Есть, скажем, те, кто ходит в театр, потому что это модно. Их я очень люблю и уважаю, это тоже позиция. Чекинятся, инстаграмятся в фойе, покупают самые дорогие билеты. Мы, бывает, смеемся, когда у нас в театре нет денег на бумагу для принтера, а здание обставлено «Майбахами», «Ягуарами». Выглядываешь перед спектаклем в окно — а там чьи-то охранники стоят. Думаешь: «Ты колесо с “Майбаха” своего дай нам, мы хоть зарплату всем заплатим». Есть еще наш преданный зритель, который регулярно покупает билеты, дарит их родителям и друзьям, посмотрел весь репертуар, видел спектакли в разных составах. Приходит и публика из других театров, даже пожилые (они с этого сезона стали осторожно приходить, реагируя на долетающие до них слухи), и многие тоже становятся нашими зрителями, начинают ходить на все спектакли подряд. За пару лет у нас повысился возрастной порог аудитории.

 Светскость, по-вашему, не мешает искусству?

Нет, я считаю, что театр должен быть модным, актуальным, современным, светским, ярким. Это должно быть очень престижное времяпрепровождение горожан. Театр — это городская практика. Чем лучше развит город, тем лучше жизнь театров. Это история мировой цивилизации: как только в больших городах возникали группы свободных просвещенных граждан, возникали театры. Рабы в театры не ходят.

 У вас есть представление о том, что человек должен получать от ваших спектаклей?
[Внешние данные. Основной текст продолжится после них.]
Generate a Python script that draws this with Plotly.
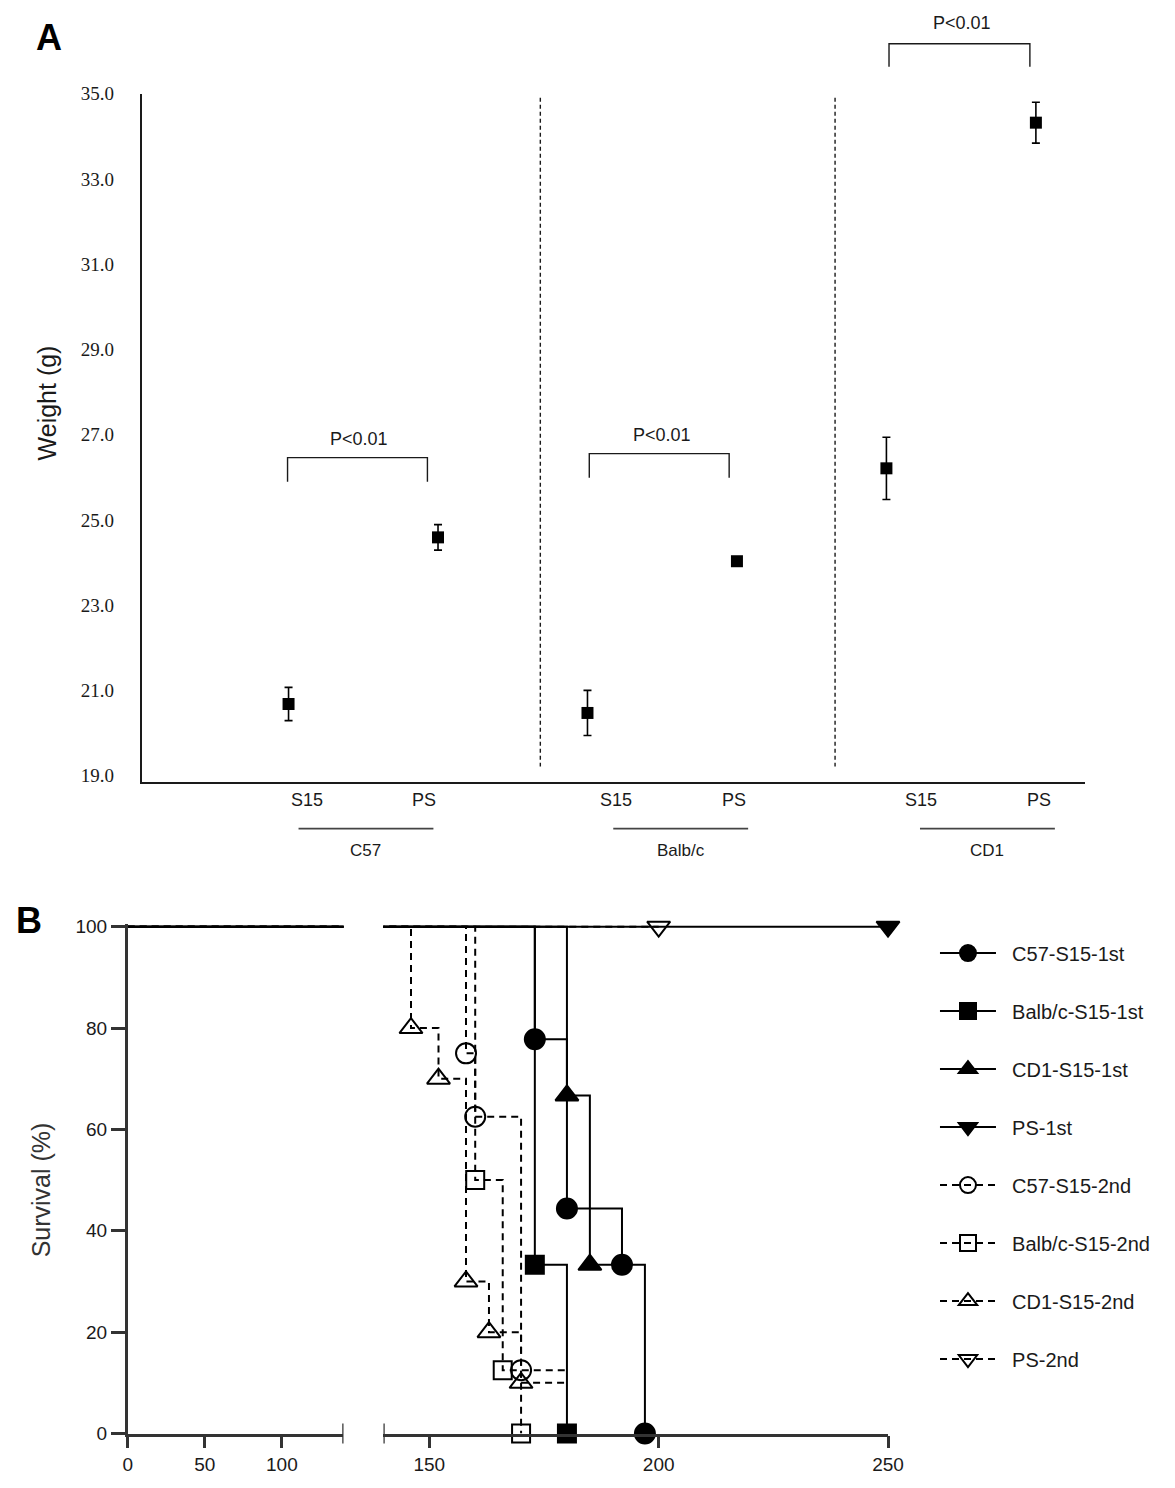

Самое главное, что я сам всегда получал от театра, — это мощные, яркие впечатления. Я зашел на спектакль одним человеком, а вышел другим. Что произошло? Кто со мной это сделал? Спектакль? Нет, я сам сидел и несколько часов работал, разбирался с собой. С одной стороны, публика в театре очень единая, возникает огромное количество горизонтальных связей в зале, люди эмоционально друг от друга подпитываются, но при этом, как мне кажется, они остаются очень одинокими. Ты сам занимаешься рефлексией, сам лечишься, сам думаешь и выходишь из зала другим. Чем этот интимный процесс интенсивнее, тем лучше.